Every vote for Legislative Council candidates will carry equal weight in a single, State-wide electorate under historic reforms introduced to State Parliament to improve fairness in Western Australia's voting system.
The democratic reforms of WA's electoral laws will also do away with 'preference harvesting' using Group Voting Tickets, which enabled secret preference deals that allowed a minor party candidate to be elected on just 98 primary votes at this year's State election.
The reforms are based on the recommendations of the Final Report by the independent Ministerial Expert Committee on Electoral Reform, which has been tabled in Parliament.
The report was compiled by an independent expert advisory panel led by Malcolm McCusker AC CVO QC, who was Western Australia's 31st Governor, along with three eminent electoral and constitutional law experts: Professor John Phillimore, Professor Sarah Murray and Professor Martin Drum.
Under the Constitutional and Electoral Legislation Amendment (Electoral Equality) Bill 2021, WA will join other States and the Commonwealth in abolishing Group Voting Tickets and introducing optional preferential voting, to diminish the impact of secret preference deals.
This will give electors the choice of selecting one or more parties above the line or as many candidates as they choose, subject to a minimum of 20, below the line. In one region at the last election, electors had to vote for all 64 candidates if they chose to vote below the line on the ballot paper.
The report's primary recommendation and the key provision in the Bill is to abolish the three metropolitan and three non-metropolitan regions in favour of a single electorate comprising the entire State, as exists in the New South Wales and South Australian Legislative Councils. It also mirrors the Senate, where WA is one electorate which elects 'Senators for Western Australia', not for a particular district or region.

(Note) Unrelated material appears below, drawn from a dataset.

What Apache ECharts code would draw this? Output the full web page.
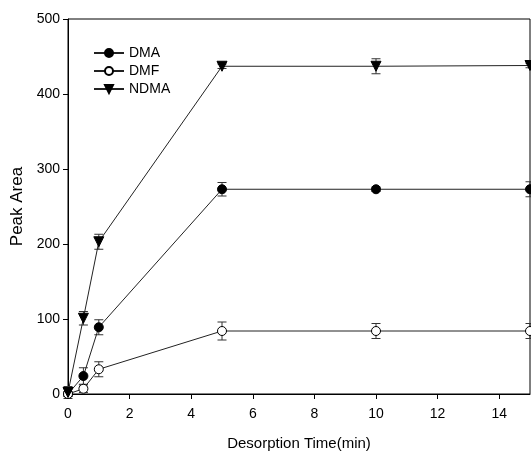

Currently in WA, the six regions each return six Legislative Councillors, despite having wildly different populations. The independent Ministerial Expert Committee found the best way to overcome this unfair vote weighting, which gives some electors more than six times the say of their fellow Western Australians, was to implement a single State-wide electorate.
Under the whole State electorate, regional representation is enhanced with 37 Legislative Councillors representing the whole State. Parties and candidates could locate their electorate offices wherever they choose across the State and additional resourcing for regional members of Parliament will remain. This will give the President, like the Speaker of the 59-seat Legislative Assembly, a meaningful casting vote.

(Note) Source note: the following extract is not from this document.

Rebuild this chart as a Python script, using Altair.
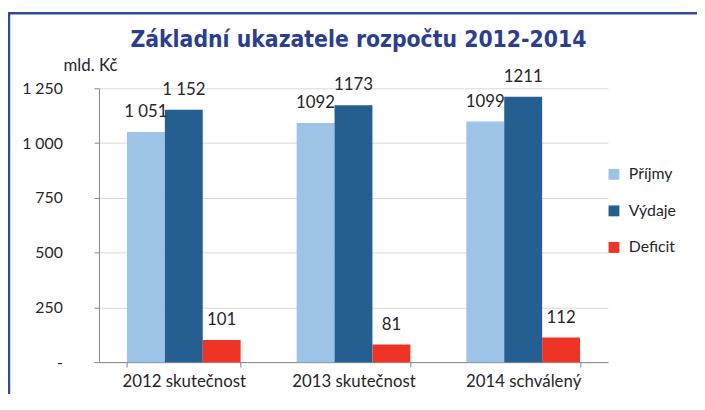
import altair as alt
import pandas as pd

categories = ["2012 skutečnost", "2013 skutečnost", "2014 schválený"]
series = ["Příjmy", "Výdaje", "Deficit"]
prijmy = [1051, 1092, 1099]
vydaje = [1152, 1173, 1211]
deficit = [101, 81, 112]
labels_prijmy = ["1 051", "1092", "1099"]
labels_vydaje = ["1 152", "1173", "1211"]
labels_deficit = ["101", "81", "112"]
colors = ["#9dc3e6", "#255e91", "#ee3424"]
y_ticks = [0, 250, 500, 750, 1000, 1250]

rows = []
for s, vals, labs in zip(series, [prijmy, vydaje, deficit],
                         [labels_prijmy, labels_vydaje, labels_deficit]):
    for c, v, l in zip(categories, vals, labs):
        rows.append({"kategorie": c, "rada": s, "hodnota": v, "popis": l})
df = pd.DataFrame(rows)

FONT = "Lato"
W, H = 515, 277
PAD_L, PAD_T = 92, 79

x_enc = alt.X("kategorie:N", sort=categories,
              scale=alt.Scale(paddingInner=0.33, paddingOuter=0.165),
              axis=alt.Axis(title=None, tickBand="extent", labelAngle=0,
                            domainColor="#868686", tickColor="#868686",
                            tickSize=5, labelFontSize=17, labelFont=FONT,
                            labelColor="#262626", labelPadding=7, grid=False))
xoff = alt.XOffset("rada:N", sort=series)
y_enc = alt.Y("hodnota:Q",
              scale=alt.Scale(domain=[0, 1250], nice=False),
              axis=alt.Axis(values=y_ticks, title="mld. Kč",
                            titleAngle=0, titleX=-9, titleY=-23,
                            titleAlign="center", titleBaseline="middle",
                            titleFont=FONT, titleFontSize=17,
                            titleFontWeight="normal", titleColor="#262626",
                            labelExpr="datum.value == 0 ? '-' : replace(format(datum.value, ','), ',', ' ')",
                            labelFont=FONT, labelFontSize=16, labelColor="#262626",
                            labelPadding=32, tickSize=5,
                            domainColor="#868686", tickColor="#868686",
                            gridColor="#d9d9d9"))

bars = alt.Chart(df).mark_bar().encode(
    x=x_enc, xOffset=xoff, y=y_enc,
    color=alt.Color("rada:N", sort=series,
                    scale=alt.Scale(domain=series, range=colors),
                    legend=alt.Legend(title=None, orient="none",
                                      legendX=513, legendY=79,
                                      symbolType="square", symbolSize=121,
                                      symbolStrokeWidth=0,
                                      labelFont=FONT, labelFontSize=16,
                                      labelColor="#262626", rowPadding=21,
                                      labelOffset=7)),
)

text = alt.Chart(df).mark_text(baseline="middle", dy=-20, font=FONT,
                               fontSize=17, color="#262626").encode(
    x=alt.X("kategorie:N", sort=categories), xOffset=xoff,
    y=alt.Y("hodnota:Q"), text="popis:N",
)

one = alt.Data(values=[{}])
frame_top = alt.Chart(one).mark_rule(color="#2e4a9e", strokeWidth=2.5).encode(
    x=alt.value(-92), x2=alt.value(605), y=alt.value(-76))
frame_left = alt.Chart(one).mark_rule(color="#2e4a9e", strokeWidth=2.5).encode(
    x=alt.value(-91), y=alt.value(-77), y2=alt.value(400))

chart = alt.layer(frame_top, frame_left, bars, text).properties(
    width=W, height=H,
    autosize=alt.AutoSizeParams(type="none"),
    padding={"left": PAD_L, "top": PAD_T, "right": 90, "bottom": 30},
    title=alt.TitleParams("Základní ukazatele rozpočtu 2012-2014",
                          anchor="middle",
                          font="DejaVu Sans Condensed, Roboto, sans-serif",
                          fontSize=23, fontWeight="bold", color="#2b3f8f",
                          baseline="alphabetic", offset=-59, dx=5),
).configure_view(stroke=None)

chart.save("out.html", embed_options={"renderer": "svg", "actions": False})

The Ministerial Expert Committee report is available at http://www.waelectoralreform.wa.gov.au
As stated by Premier Mark McGowan:
"The March 2021 State election clearly demonstrated that the current system was outdated, broken and not operating in the best interests of democracy.
"The Group Voting Tickets system in the WA Legislative Council has been roundly criticised.

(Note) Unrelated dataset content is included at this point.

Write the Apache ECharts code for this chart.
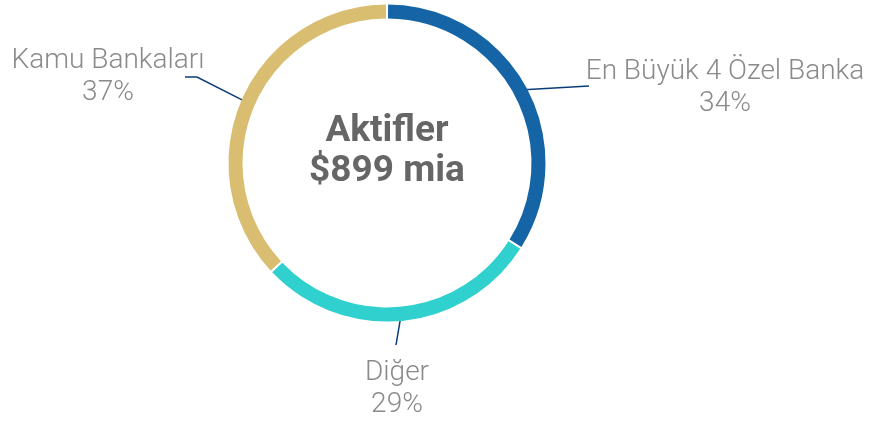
<!DOCTYPE html>
<html><head><meta charset="utf-8">
<script src="https://cdn.jsdelivr.net/npm/echarts@6/dist/echarts.min.js"></script>
<style>html,body{margin:0;padding:0;background:#fff}#c{width:871px;height:422px}</style>
</head><body><div id="c"></div>
<script>
const categories = ['En Büyük 4 Özel Banka', 'Diğer', 'Kamu Bankaları'];
const values = [34, 29, 37];
const colors = ['#1565a6', '#2fd0cd', '#d9be72'];
const centerTitle = 'Aktifler';
const centerValue = '$899 mia';

// label placement (layout, not data)
const CX = 387, CY = 163, RO = 158.5, RI = 144.5;
const labelPos = [
  {x: 725, y: 88, line: [[589, 86]]},
  {x: 397, y: 389, line: [[396, 345]]},
  {x: 108, y: 77, line: [[197, 77], [185, 77]]}
];

const total = values.reduce((a, b) => a + b, 0);
function midAngle(i) {
  let s = 0;
  for (let k = 0; k < i; k++) s += values[k];
  return (s + values[i] / 2) / total * 2 * Math.PI;
}

const chart = echarts.init(document.getElementById('c'));
chart.setOption({
  animation: false,
  graphic: [{
    type: 'text', x: CX, y: 152,
    style: {
      text: centerTitle + '\n' + centerValue,
      align: 'center', verticalAlign: 'middle',
      font: 'bold 37px Roboto', lineHeight: 40, fill: '#666666'
    }
  }],
  series: [{
    type: 'pie',
    center: [CX, CY],
    radius: [RI, RO],
    startAngle: 90,
    clockwise: true,
    padAngle: 0.8,
    data: categories.map((n, i) => ({name: n, value: values[i], itemStyle: {color: colors[i]}})),
    label: {
      show: true,
      formatter: '{b}\n{c}%',
      fontFamily: 'Roboto', fontWeight: 300, fontSize: 28, lineHeight: 32,
      color: '#8a8a8a', align: 'center', overflow: 'none', width: 400
    },
    labelLine: {show: true, lineStyle: {color: '#0b3c78', width: 1.5}},
    labelLayout: function (p) {
      const i = p.dataIndex;
      const a = midAngle(i);
      const r = (RO + RI) / 2;
      const start = [CX + r * Math.sin(a), CY - r * Math.cos(a)];
      const lp = labelPos[i];
      return {
        x: lp.x, y: lp.y, align: 'center', verticalAlign: 'middle',
        labelLinePoints: [start].concat(lp.line)
      };
    },
    emphasis: {disabled: true}
  }]
});
</script></body></html>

"In addition, the Council currently is the most undemocratic of any State or Territory in Australia. It lags behind most parliaments in the developed world.
"I thank the members of the independent expert panel for thoroughly reviewing the electoral system for the Legislative Council, and to everyone who had their say by making a submission on this important reform."
As stated by Electoral Affairs Minister John Quigley:
"Equality is the cornerstone of democracy and in modern Western Australia everybody's vote should carry the same weight regardless of where they live.
"At the last election for the Legislative Council, a vote in Kalgoorlie was worth three and a half times a vote in Albany. A vote in Wundowie was worth four times more than a vote in Wooroloo, just nine kilometres away.
"WA has previously phased out enhanced voting rights based on land ownership, race, gender and wealth. This is the necessary next step to bring about full voting equality.
"It is similarly beyond time to end the practice of 'preference harvesting' in WA. The community was rightly dumbfounded this year when one Legislative Councillor was elected on 98 votes while 27,000 votes could not secure a seat elsewhere.
"These are sensible and proportionate reforms which will enhance the franchise of all Western Australians and adopt electoral best practice from interstate and overseas."